Setelah panen, dia mengumpulkan hasil panen secara kolektif dan mengirimkannya ke pengolahan di Wanoja. Di sana, biji kopi diproses menjadi produk, seperti full wash, semi wash, rohani, atau natural. Proses pengolahan ini membutuhkan waktu sekitar 1-2 bulan, kemudian biji kopi disortir, dikemas, dan disimpan sebelum didistribusikan.
Baca juga:
Satrea melihat kopi merupakan komoditas yang harganya tinggi karena membutuhkan upaya yang besar dalam proses produksinya. Namun, potensi pertumbuhan konsumsi kopi masih besar baik secara global maupun di dalam negeri.
Permintaan kopi terus meningkat, dan Indonesia memiliki pasar yang terus berkembang dengan pertumbuhan peminum kopi yang signifikan per kapita. Permintaan kopi dalam negeri juga terus tumbuh, sehingga ekspor kopi memiliki potensi yang baik.
"Dalam beberapa tahun ke depan, potensi kopi masih besar, dan permintaan akan terus meningkat seiring dengan pertumbuhan konsumsi kopi," ujar dia.
Satrea sudah mengembangkan ekspor kopi ke negara lain. Dia telah berhasil memasuki pasar Jepang, Qatar, dan Eropa, terutama Jerman. Ini merupakan pencapaian baik dia, mengingat kesulitan untuk memasuki pasar-pasar tersebut.
"Keberhasilan kami dalam menembus pasar ini menjadi modal yang baik bagi kami saat ini. Jika kami dapat berhasil di pasar-pasar tersebut, maka kemungkinan besar kami juga dapat sukses di pasar lainnya, terutama dengan produk kopi arabika yang merupakan keunggulan kami," kata dia bercerita.
Selama menjadi petani kopi, Satrea merasakan peran pemerintah sangat besar dalam dunia pertanian.

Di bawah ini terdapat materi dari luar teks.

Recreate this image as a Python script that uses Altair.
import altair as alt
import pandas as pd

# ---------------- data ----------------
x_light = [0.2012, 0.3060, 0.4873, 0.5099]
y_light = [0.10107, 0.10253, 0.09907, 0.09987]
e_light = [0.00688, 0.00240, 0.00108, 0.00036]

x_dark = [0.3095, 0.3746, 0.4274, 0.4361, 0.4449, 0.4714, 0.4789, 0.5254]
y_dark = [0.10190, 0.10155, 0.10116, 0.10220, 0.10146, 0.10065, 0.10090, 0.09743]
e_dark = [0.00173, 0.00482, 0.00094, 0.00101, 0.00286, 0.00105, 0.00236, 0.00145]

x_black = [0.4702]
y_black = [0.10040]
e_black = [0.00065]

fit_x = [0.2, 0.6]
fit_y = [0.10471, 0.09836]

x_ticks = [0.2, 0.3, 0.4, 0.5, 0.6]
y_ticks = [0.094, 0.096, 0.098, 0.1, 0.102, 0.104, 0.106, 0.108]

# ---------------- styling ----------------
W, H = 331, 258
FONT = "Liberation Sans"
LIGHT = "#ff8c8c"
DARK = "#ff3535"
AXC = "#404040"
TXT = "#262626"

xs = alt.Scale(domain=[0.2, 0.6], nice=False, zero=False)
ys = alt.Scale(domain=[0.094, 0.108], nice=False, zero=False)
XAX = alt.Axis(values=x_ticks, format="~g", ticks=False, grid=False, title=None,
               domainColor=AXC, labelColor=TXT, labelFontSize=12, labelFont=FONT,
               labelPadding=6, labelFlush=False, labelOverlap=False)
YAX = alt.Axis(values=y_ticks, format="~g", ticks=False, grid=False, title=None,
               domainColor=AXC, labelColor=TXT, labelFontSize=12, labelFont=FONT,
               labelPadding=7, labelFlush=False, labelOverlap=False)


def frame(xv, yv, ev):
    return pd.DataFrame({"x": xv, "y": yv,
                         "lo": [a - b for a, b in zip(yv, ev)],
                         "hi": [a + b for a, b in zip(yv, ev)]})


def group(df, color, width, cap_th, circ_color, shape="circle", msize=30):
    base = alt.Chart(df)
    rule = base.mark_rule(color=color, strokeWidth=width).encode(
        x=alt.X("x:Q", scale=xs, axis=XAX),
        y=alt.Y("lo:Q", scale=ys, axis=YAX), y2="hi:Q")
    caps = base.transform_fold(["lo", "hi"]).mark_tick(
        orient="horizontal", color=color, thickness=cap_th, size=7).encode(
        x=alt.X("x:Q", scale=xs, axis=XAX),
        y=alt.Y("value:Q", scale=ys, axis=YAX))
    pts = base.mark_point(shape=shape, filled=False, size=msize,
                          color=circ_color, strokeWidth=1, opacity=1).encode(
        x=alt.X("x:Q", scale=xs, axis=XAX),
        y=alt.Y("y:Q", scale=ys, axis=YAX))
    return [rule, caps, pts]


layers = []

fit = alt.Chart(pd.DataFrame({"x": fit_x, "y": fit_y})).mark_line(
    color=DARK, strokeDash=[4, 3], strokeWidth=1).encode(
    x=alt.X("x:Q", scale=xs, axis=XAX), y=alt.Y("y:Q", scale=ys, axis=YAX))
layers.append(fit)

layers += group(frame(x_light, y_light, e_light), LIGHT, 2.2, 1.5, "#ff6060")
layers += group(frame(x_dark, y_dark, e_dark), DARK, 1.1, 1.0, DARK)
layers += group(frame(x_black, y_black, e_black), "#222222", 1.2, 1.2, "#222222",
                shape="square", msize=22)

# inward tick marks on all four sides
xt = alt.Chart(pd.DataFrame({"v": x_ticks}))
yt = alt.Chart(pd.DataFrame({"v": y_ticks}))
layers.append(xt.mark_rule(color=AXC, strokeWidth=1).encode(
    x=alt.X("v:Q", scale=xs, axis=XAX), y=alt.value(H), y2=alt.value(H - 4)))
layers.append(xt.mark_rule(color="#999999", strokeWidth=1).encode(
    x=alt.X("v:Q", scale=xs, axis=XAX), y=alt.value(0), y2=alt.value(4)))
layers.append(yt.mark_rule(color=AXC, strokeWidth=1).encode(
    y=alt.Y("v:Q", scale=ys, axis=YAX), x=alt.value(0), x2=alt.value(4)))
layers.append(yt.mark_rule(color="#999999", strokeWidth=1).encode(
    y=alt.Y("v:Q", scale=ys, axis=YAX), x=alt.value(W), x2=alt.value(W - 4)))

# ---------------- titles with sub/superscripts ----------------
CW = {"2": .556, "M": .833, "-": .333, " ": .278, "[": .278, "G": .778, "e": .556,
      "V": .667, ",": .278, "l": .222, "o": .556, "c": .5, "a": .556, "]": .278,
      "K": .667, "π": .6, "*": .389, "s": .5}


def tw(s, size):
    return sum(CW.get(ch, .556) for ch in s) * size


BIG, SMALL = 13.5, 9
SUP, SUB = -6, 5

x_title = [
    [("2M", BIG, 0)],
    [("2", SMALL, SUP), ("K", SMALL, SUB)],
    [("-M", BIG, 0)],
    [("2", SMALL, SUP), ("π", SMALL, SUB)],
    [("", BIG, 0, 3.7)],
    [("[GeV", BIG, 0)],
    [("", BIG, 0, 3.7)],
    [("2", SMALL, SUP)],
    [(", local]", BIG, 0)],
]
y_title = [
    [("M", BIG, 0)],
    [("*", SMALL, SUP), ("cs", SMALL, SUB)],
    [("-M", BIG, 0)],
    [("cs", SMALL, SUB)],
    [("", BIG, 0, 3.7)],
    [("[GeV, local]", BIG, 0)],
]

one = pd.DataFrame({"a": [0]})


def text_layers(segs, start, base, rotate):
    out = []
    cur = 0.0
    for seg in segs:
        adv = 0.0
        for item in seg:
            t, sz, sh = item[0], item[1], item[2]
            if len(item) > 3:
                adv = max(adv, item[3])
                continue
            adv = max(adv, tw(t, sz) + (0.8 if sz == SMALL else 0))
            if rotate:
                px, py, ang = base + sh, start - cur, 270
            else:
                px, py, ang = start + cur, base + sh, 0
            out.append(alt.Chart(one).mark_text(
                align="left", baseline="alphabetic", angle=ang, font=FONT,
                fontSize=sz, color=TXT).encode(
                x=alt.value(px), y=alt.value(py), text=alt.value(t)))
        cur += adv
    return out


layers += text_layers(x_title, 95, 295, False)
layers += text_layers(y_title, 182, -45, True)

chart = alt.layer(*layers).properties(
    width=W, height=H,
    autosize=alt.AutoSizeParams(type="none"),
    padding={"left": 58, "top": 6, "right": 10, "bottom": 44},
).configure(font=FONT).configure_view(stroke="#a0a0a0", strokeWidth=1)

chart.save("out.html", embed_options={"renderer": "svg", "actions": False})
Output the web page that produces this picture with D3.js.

Pemerintah memberikan bimbingan melalui berbagai cara, baik dalam bentuk bimbingan SDM maupun fasilitas.
"Tanpa adanya bimbingan dari pemerintah, kita tidak akan secepat ini dalam memulai dan mengembangkan usaha pertanian," kata dia.
Dia mencontohkan, pemerintah melalui Dinas Pertanian Kabupaten, Dinas Pertanian Provinsi, Ditjen BUN, dan Kementerian Pertanian, memberikan bantuan fasilitas pengolahan dan peralatan seperti mesin pemipil, mesin holler, mesin pencacah, dan unit pengolahan hasil (UPH).
Selain itu, Satrea juga mengikuti program korporasi petani yang diselenggarakan oleh Kementan. Program ini bertujuan untuk menstabilkan harga kopi dan meningkatkan penyerapan kopi.
Satrea berpesan agar teman-teman terutama yang tinggal di daerah pegunungan atau memiliki lahan luas, agar jangan takut untuk bercocok tanam. "Hasil dari bertani bisa luar biasa. Seperti petani di Amerika atau Brazil yang memanfaatkan teknologi tinggi dan menghasilkan pendapatan yang besar, teman-teman juga dapat mencapai hal serupa," kata dia.
"Jangan takut untuk terjun ke dunia pertanian, karena hasilnya bisa luar biasa," pungkasnya.